Retype only what runs from the beginning of the data through the line with "plt.rcParams['mathtext.rm'] = 'Liberation"; please omit the pictures and keep every line exact.

begin Information shown

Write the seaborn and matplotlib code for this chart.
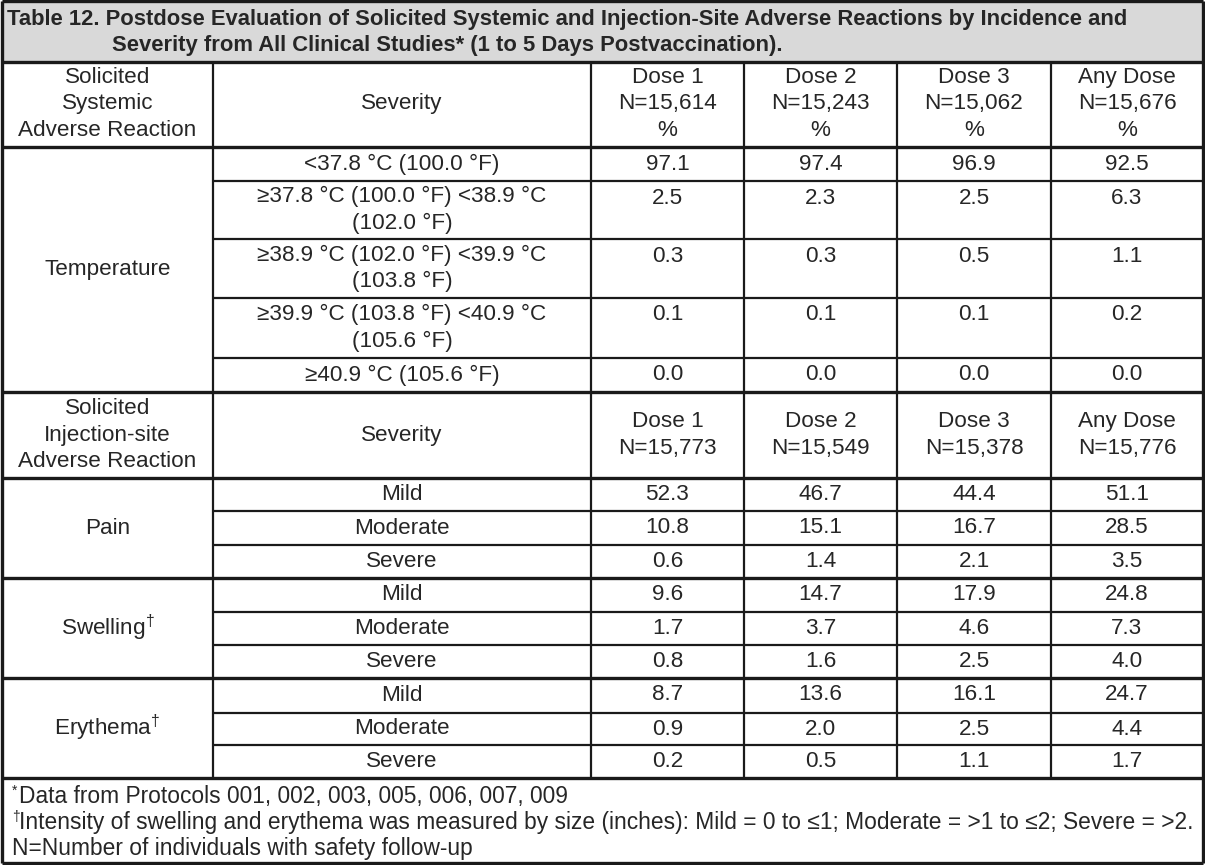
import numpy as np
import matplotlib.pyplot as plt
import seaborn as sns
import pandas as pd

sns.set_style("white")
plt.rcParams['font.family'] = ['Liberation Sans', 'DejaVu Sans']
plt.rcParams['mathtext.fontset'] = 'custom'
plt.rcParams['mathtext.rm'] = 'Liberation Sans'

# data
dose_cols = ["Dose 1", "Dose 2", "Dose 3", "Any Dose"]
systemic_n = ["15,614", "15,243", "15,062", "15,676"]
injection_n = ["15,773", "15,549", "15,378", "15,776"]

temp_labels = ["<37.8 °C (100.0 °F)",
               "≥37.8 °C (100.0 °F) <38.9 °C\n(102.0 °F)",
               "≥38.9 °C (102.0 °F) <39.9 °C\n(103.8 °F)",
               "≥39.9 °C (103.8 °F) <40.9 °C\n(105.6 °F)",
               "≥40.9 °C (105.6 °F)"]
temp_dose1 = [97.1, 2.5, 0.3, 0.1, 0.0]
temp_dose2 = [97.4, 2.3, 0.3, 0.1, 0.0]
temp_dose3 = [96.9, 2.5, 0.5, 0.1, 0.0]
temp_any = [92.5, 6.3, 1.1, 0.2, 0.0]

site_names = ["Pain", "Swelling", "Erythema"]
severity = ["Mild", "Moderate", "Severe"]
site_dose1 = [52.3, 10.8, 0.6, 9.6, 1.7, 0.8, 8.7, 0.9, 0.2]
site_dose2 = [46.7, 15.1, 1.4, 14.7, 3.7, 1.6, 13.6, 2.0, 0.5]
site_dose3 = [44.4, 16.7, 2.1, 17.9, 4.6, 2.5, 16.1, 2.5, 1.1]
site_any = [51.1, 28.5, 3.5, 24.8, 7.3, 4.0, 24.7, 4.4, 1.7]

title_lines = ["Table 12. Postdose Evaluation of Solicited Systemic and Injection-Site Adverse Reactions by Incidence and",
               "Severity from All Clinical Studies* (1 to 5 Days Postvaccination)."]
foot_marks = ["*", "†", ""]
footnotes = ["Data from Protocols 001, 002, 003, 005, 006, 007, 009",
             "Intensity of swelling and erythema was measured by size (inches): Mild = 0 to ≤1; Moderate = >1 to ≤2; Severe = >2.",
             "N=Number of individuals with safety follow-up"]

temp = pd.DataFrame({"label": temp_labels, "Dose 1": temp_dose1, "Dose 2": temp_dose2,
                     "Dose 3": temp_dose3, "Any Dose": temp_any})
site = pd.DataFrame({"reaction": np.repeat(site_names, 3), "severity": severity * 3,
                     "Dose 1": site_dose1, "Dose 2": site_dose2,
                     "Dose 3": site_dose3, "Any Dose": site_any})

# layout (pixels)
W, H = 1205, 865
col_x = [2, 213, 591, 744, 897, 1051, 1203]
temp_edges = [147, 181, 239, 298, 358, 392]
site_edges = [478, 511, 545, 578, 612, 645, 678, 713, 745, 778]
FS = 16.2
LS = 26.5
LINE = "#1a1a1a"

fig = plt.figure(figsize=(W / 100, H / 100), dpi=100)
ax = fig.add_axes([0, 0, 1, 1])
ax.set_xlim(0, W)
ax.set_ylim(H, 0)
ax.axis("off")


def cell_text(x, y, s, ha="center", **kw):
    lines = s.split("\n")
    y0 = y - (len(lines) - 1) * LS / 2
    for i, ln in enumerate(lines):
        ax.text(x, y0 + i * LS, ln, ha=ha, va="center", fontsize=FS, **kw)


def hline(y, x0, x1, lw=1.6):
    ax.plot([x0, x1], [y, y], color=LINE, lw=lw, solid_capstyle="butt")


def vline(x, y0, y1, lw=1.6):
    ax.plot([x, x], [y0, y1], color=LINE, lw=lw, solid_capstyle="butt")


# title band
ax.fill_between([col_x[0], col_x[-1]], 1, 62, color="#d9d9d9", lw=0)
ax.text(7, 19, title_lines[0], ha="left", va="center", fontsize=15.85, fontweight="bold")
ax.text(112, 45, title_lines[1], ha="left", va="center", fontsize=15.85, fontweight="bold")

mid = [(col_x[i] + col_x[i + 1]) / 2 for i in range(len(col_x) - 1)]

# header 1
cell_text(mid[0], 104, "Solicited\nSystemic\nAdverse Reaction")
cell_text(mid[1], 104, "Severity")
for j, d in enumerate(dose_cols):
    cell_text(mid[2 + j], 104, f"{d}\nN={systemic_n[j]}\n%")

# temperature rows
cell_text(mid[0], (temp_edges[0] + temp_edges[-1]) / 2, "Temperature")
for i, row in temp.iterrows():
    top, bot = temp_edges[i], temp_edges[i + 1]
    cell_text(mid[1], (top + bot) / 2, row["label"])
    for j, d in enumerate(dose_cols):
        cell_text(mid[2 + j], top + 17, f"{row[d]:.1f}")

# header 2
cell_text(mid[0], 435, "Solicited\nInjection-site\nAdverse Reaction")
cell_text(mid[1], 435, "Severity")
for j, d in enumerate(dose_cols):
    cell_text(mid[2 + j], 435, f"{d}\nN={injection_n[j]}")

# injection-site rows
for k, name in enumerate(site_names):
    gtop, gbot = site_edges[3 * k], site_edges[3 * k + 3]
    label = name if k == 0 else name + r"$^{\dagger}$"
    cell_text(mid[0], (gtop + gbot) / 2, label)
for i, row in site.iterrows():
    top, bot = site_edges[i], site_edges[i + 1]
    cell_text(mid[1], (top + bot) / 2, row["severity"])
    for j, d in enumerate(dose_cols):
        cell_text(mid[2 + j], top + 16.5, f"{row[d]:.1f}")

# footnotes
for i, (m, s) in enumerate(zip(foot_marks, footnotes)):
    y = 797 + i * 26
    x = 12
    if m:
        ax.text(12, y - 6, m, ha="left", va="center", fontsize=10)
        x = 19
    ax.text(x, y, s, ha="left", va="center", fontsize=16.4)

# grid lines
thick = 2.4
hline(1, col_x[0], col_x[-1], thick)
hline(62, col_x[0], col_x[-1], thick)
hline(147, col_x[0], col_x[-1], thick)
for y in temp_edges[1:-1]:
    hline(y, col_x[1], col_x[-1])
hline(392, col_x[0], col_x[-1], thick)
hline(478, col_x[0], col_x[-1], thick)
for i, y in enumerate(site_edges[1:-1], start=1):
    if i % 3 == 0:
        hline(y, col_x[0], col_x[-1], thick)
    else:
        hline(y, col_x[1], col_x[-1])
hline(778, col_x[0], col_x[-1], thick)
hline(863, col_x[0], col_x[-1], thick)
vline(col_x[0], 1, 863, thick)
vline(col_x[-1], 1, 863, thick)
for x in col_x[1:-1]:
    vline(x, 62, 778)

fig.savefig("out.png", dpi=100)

end Information shown

The solution
Write the seaborn and matplotlib code for this chart.
import numpy as np
import matplotlib.pyplot as plt
import seaborn as sns
import pandas as pd

sns.set_style("white")
plt.rcParams['font.family'] = ['Liberation Sans', 'DejaVu Sans']
plt.rcParams['mathtext.fontset'] = 'custom'
plt.rcParams['mathtext.rm'] = 'Liberation Sans'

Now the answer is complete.